Partitioning of Heterotrophic Soil Respiration in Corn and Switchgrass to Evaluate In Situ Soil Organic Matter Decomposition Dynamics
Tuesday, 16 December 2014
The vast majority of in situ soil carbon efflux studies measure total CO2 evolution (RS) from soil, which consists of both heterotrophic-(RH) and autotrophic-(RA) derived carbon sources. Because RA represents recently fixed carbon that is relatively transient within the plant-soil system, partitioning RH from RA is necessary for understanding organic matter decomposition and deriving ecosystem carbon balances.
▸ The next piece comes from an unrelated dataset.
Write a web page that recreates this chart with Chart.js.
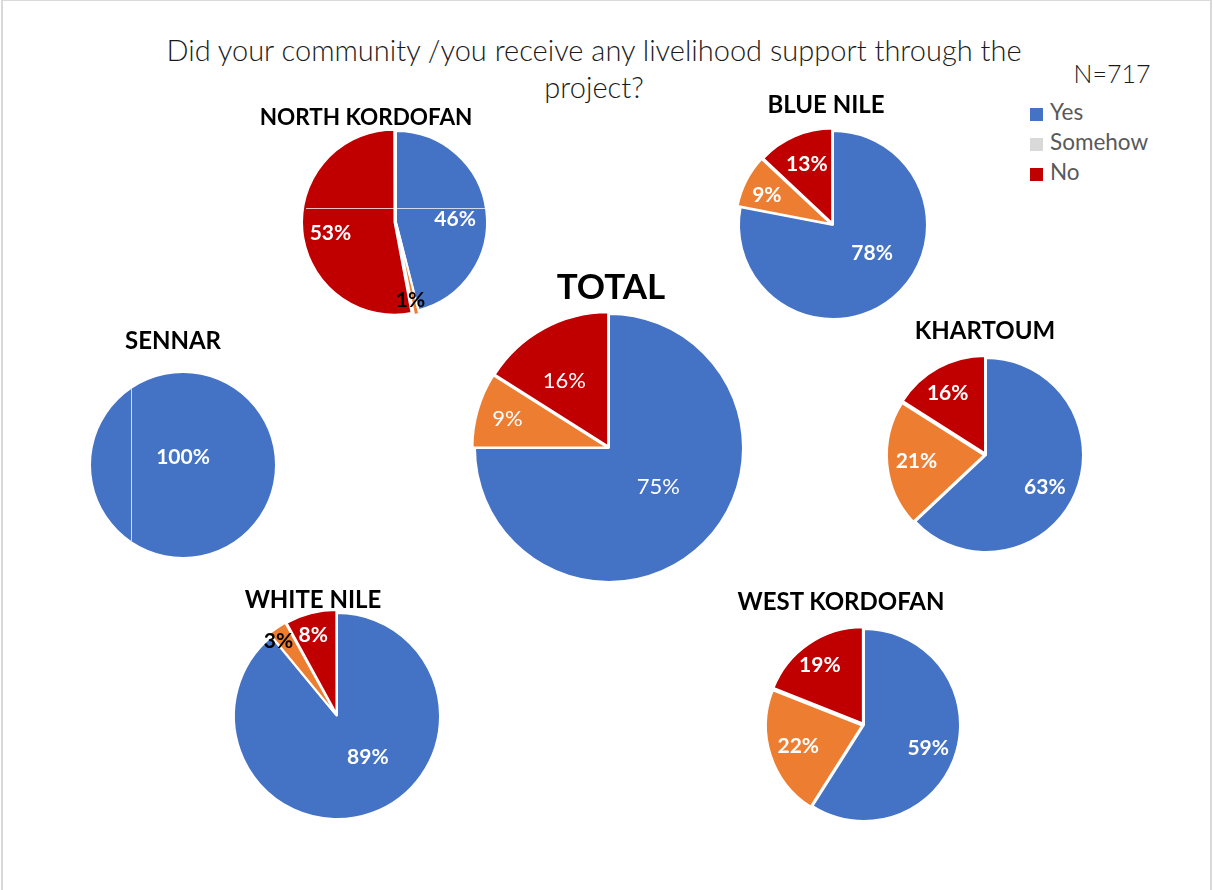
<!DOCTYPE html>
<html>
<head>
<meta charset="utf-8">
<title>Livelihood support by state</title>
<script src="https://cdn.jsdelivr.net/npm/chart.js@4.4.1/dist/chart.umd.min.js"></script>
<style>
  html, body { margin: 0; padding: 0; background: #fff; }
  body { width: 1213px; height: 890px; overflow: hidden; position: relative; font-family: Lato, "Open Sans", sans-serif; }
  #frame { position: absolute; left: 1px; top: 0; width: 1211px; height: 900px; box-sizing: border-box;
           border-top: 1px solid #d9d9d9; border-left: 2px solid #d9d9d9; border-right: 2px solid #d9d9d9; }
  .txt { position: absolute; transform: translate(-50%, -50%); white-space: nowrap; line-height: 1; }
  #mainTitle { font-weight: 300; color: #1a1a1a; text-align: center; line-height: 37px; transform: translate(-50%, 0); }
  .region { font-weight: 700; color: #000; }
  .pie { position: absolute; }
  #legend { position: absolute; left: 1030px; top: 101px; color: #595959; font-size: 22.5px; }
  #legend .item { position: absolute; left: 0; white-space: nowrap; line-height: 1; }
  #legend .sw { display: inline-block; width: 13px; height: 13px; margin-right: 7px; vertical-align: -1px; }
</style>
</head>
<body>
<div id="frame"></div>
<div id="mainTitle" class="txt"></div>
<div id="nLabel" class="txt"></div>
<div id="legend"></div>

<script>
// Survey question and sample size
const question = 'Did your community /you receive any livelihood support through the project?';
const sampleSize = 717;

// Answer categories and per-state shares (%)
const answers = ['Yes', 'Somehow', 'No'];
const regions = ['TOTAL', 'NORTH KORDOFAN', 'BLUE NILE', 'SENNAR', 'KHARTOUM', 'WHITE NILE', 'WEST KORDOFAN'];
const yesShare     = [75, 46, 78, 100, 63, 89, 59];
const somehowShare = [ 9,  1,  9,   0, 21,  3, 22];
const noShare      = [16, 53, 13,   0, 16,  8, 19];

// Colours
const sliceColors  = ['#4472C4', '#ED7D31', '#C00000'];
const legendColors = ['#4472C4', '#D9D9D9', '#C00000'];

// Placement of each pie and of its labels (label radius as a share of the pie radius,
// turn = small rotation off the slice bisector, in degrees)
const layout = {
  'TOTAL':          { cx: 609, cy: 448, r: 134, explode: [0, 7, 7], labelAt: [0.47, 0.79, 0.60], turn: [-6.5, 0, -5], labelWeight: 'normal', labelSize: 22, labelColors: ['#fff', '#fff', '#fff'], title: { x: 611, y: 285, size: 35 } },
  'NORTH KORDOFAN': { cx: 396, cy: 222, r: 91,  explode: [0, 8, 6], labelAt: [0.65, 0.87, 0.73], turn: [5, 2, -4],      labelWeight: 'bold', labelSize: 21, labelColors: ['#fff', '#000', '#fff'], title: { x: 366, y: 117, size: 22.5 }, chord: { axis: 'y', at: -0.155 } },
  'BLUE NILE':      { cx: 833, cy: 225, r: 94,  explode: [0, 9, 8], labelAt: [0.51, 0.77, 0.70], turn: [-15, -3, 0],    labelWeight: 'bold', labelSize: 21, labelColors: ['#fff', '#fff', '#fff'], title: { x: 826, y: 104, size: 24 } },
  'SENNAR':         { cx: 183, cy: 465, r: 92,  explode: [0, 0, 0], labelAt: [-0.08, 0, 0],      turn: [0, 0, 0],        labelWeight: 'bold', labelSize: 21, labelColors: ['#fff', '#fff', '#fff'], title: { x: 173, y: 340, size: 24 }, chord: { axis: 'x', at: -0.565 } },
  'KHARTOUM':       { cx: 986, cy: 455, r: 97,  explode: [0, 8, 8], labelAt: [0.69, 0.72, 0.75], turn: [5, 0, -3],       labelWeight: 'bold', labelSize: 21, labelColors: ['#fff', '#fff', '#fff'], title: { x: 985, y: 330, size: 24 } },
  'WHITE NILE':     { cx: 337, cy: 716, r: 103, explode: [0, 8, 8], labelAt: [0.50, 0.92, 0.82], turn: [-17, -4, -2],    labelWeight: 'bold', labelSize: 21, labelColors: ['#fff', '#000', '#fff'], title: { x: 313, y: 599, size: 24 } },
  'WEST KORDOFAN':  { cx: 864, cy: 725, r: 96,  explode: [0, 8, 8], labelAt: [0.71, 0.72, 0.77], turn: [3.5, 0, -2.5],   labelWeight: 'bold', labelSize: 21, labelColors: ['#fff', '#fff', '#fff'], title: { x: 841, y: 601, size: 24 } }
};

// Percentage labels placed near each slice's bisector
const sliceLabels = {
  id: 'sliceLabels',
  afterDatasetsDraw(chart, args, opts) {
    const ctx = chart.ctx;
    const meta = chart.getDatasetMeta(0);
    const values = chart.data.datasets[0].data;
    meta.data.forEach((arc, i) => {
      const v = values[i];
      if (!v) return;
      const p = arc.getProps(['x', 'y', 'startAngle', 'endAngle', 'outerRadius'], true);
      const mid = (p.startAngle + p.endAngle) / 2 + opts.turn[i] * Math.PI / 180;
      const rr = p.outerRadius * opts.at[i];
      ctx.save();
      ctx.font = opts.weight + ' ' + opts.size + 'px Lato, "Open Sans", sans-serif';
      ctx.fillStyle = opts.colors[i];
      ctx.textAlign = 'center';
      ctx.textBaseline = 'middle';
      ctx.fillText(v + '%', p.x + Math.cos(mid) * rr, p.y + Math.sin(mid) * rr);
      ctx.restore();
    });
  }
};

// Thin light seam crossing some pies
const seam = {
  id: 'seam',
  afterDatasetsDraw(chart, args, opts) {
    if (!opts || !opts.axis) return;
    const arc = chart.getDatasetMeta(0).data[0];
    if (!arc) return;
    const { x, y, outerRadius: R } = arc.getProps(['x', 'y', 'outerRadius'], true);
    const d = opts.at * R;
    const half = Math.sqrt(Math.max(R * R - d * d, 0));
    const ctx = chart.ctx;
    ctx.save();
    ctx.strokeStyle = 'rgba(255,255,255,0.75)';
    ctx.lineWidth = 1;
    ctx.beginPath();
    if (opts.axis === 'x') {
      ctx.moveTo(Math.round(x + d) + 0.5, y - half);
      ctx.lineTo(Math.round(x + d) + 0.5, y + half);
    } else {
      ctx.moveTo(x - half, Math.round(y + d) + 0.5);
      ctx.lineTo(x + half, Math.round(y + d) + 0.5);
    }
    ctx.stroke();
    ctx.restore();
  }
};

// Header text
const titleEl = document.getElementById('mainTitle');
const words = question.split(' ');
titleEl.innerHTML = words.slice(0, -1).join(' ') + '<br>' + words[words.length - 1];
Object.assign(titleEl.style, { left: '594px', top: '31px', fontSize: '29px' });

const nEl = document.getElementById('nLabel');
nEl.textContent = 'N=' + sampleSize;
Object.assign(nEl.style, { left: '1112px', top: '73px', fontSize: '25px', fontWeight: '300', color: '#1a1a1a' });

// Legend
const legendEl = document.getElementById('legend');
answers.forEach((a, i) => {
  const item = document.createElement('div');
  item.className = 'item';
  item.style.top = (i * 30) + 'px';
  item.innerHTML = '<span class="sw" style="background:' + legendColors[i] + '"></span>' + a;
  legendEl.appendChild(item);
});

// One pie per region
regions.forEach((name, k) => {
  const L = layout[name];
  const size = 2 * L.r + 40;

  const box = document.createElement('div');
  box.className = 'pie';
  box.style.left = (L.cx - size / 2) + 'px';
  box.style.top = (L.cy - size / 2) + 'px';
  box.style.width = size + 'px';
  box.style.height = size + 'px';
  const canvas = document.createElement('canvas');
  canvas.width = size;
  canvas.height = size;
  box.appendChild(canvas);
  document.body.appendChild(box);

  const t = document.createElement('div');
  t.className = 'txt region';
  t.textContent = name;
  Object.assign(t.style, { left: L.title.x + 'px', top: L.title.y + 'px', fontSize: L.title.size + 'px' });
  document.body.appendChild(t);

  new Chart(canvas, {
    type: 'pie',
    data: {
      labels: answers,
      datasets: [{
        data: [yesShare[k], somehowShare[k], noShare[k]],
        backgroundColor: sliceColors,
        borderColor: '#ffffff',
        // no outline on empty slices or on a slice that fills the whole pie
        borderWidth: ctx => (ctx.raw && ctx.raw < 100 ? 2 : 0),
        hoverBorderWidth: 0,
        offset: L.explode,
        hoverOffset: 0,
        radius: L.r
      }]
    },
    options: {
      responsive: false,
      maintainAspectRatio: false,
      animation: false,
      events: [],
      layout: { padding: 0 },
      plugins: {
        legend: { display: false },
        tooltip: { enabled: false },
        title: { display: false },
        sliceLabels: { at: L.labelAt, turn: L.turn, weight: L.labelWeight, size: L.labelSize, colors: L.labelColors },
        seam: L.chord || {}
      }
    },
    plugins: [sliceLabels, seam]
  });
});
</script>
</body>
</html>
Management practices and vegetation type can influence RH through the effects of soil tillage, litter inputs, root turnover, root exudates, and soil microclimate. Yet, partitioning RH and RA in the field has proven notoriously challenging, and all current methods are subject to certain biases. The root exclusion method is the most common technique for estimating RH, but removing live roots from soil can alter physical conditions and thus may bias the RH estimate. Our objective was to derive and compare in situ estimates of RH in corn (Zea mays) and switchgrass (Panicum virgatum) temperate bioenergy cropping systems. We hypothesized that summer RH would be greater in corn compared to switchgrass due to tillage practices and generally warmer surface soil conditions in corn. Additionally, we hypothesized that the root exclusion method would provide relatively low estimates of RH, particularly during high precipitation periods when the root exclusions may hold excess moisture. We evaluated our hypotheses in July 2014 at the Great Lakes Bioenergy Research Center cropping systems trial in Arlington, WI, USA. Total RH averaged 50% greater in corn than in switchgrass, but the percent contribution of RH to RS was statistically similar between cropping systems at 24%. Following an abnormally wet June, RH estimates were 18% of RS, which is lower than most studies in similar cropping systems. However, as root exclusions dried out throughout July, RH gradually increased to 30% of RS. Continuing efforts will better constrain RH estimates using the root regression method and will additionally assess the effects of soil temperature and moisture on RH.